**WHAT TO WORK ON:** Reproduce every line of the material below, but drop the pictures.

**SOURCE EXCERPT:**
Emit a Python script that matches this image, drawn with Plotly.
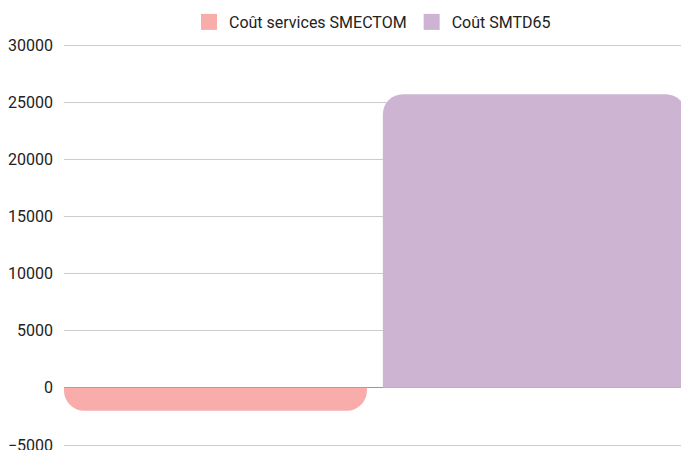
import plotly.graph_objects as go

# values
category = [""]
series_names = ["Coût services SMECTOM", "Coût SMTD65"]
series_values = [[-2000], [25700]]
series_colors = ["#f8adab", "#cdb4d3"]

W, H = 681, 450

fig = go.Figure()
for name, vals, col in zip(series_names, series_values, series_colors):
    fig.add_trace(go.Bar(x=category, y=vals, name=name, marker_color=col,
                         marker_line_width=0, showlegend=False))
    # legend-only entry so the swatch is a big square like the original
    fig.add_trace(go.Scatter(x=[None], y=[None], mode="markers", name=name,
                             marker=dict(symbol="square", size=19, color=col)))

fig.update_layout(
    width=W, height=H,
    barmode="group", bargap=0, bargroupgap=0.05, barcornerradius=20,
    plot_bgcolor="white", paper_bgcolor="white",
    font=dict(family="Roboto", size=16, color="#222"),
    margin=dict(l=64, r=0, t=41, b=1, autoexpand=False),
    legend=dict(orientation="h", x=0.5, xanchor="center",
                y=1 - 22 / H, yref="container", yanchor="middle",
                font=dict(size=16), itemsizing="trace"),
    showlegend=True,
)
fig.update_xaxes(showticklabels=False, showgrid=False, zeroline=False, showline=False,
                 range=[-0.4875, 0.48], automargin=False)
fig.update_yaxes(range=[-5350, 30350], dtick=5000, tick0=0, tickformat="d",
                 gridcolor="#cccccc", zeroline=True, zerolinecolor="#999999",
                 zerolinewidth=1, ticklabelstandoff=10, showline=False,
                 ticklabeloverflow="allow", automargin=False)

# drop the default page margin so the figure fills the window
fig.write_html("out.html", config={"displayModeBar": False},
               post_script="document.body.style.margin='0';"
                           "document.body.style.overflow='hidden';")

**TASK RESPONSE:**
Emit a Python script that matches this image, drawn with Plotly.
import plotly.graph_objects as go

# values
category = [""]
series_names = ["Coût services SMECTOM", "Coût SMTD65"]
series_values = [[-2000], [25700]]
series_colors = ["#f8adab", "#cdb4d3"]

W, H = 681, 450

fig = go.Figure()
for name, vals, col in zip(series_names, series_values, series_colors):
    fig.add_trace(go.Bar(x=category, y=vals, name=name, marker_color=col,
                         marker_line_width=0, showlegend=False))
    # legend-only entry so the swatch is a big square like the original
    fig.add_trace(go.Scatter(x=[None], y=[None], mode="markers", name=name,
                             marker=dict(symbol="square", size=19, color=col)))

fig.update_layout(
    width=W, height=H,
    barmode="group", bargap=0, bargroupgap=0.05, barcornerradius=20,
    plot_bgcolor="white", paper_bgcolor="white",
    font=dict(family="Roboto", size=16, color="#222"),
    margin=dict(l=64, r=0, t=41, b=1, autoexpand=False),
    legend=dict(orientation="h", x=0.5, xanchor="center",
                y=1 - 22 / H, yref="container", yanchor="middle",
                font=dict(size=16), itemsizing="trace"),
    showlegend=True,
)
fig.update_xaxes(showticklabels=False, showgrid=False, zeroline=False, showline=False,
                 range=[-0.4875, 0.48], automargin=False)
fig.update_yaxes(range=[-5350, 30350], dtick=5000, tick0=0, tickformat="d",
                 gridcolor="#cccccc", zeroline=True, zerolinecolor="#999999",
                 zerolinewidth=1, ticklabelstandoff=10, showline=False,
                 ticklabeloverflow="allow", automargin=False)

# drop the default page margin so the figure fills the window
fig.write_html("out.html", config={"displayModeBar": False},
               post_script="document.body.style.margin='0';"
                           "document.body.style.overflow='hidden';")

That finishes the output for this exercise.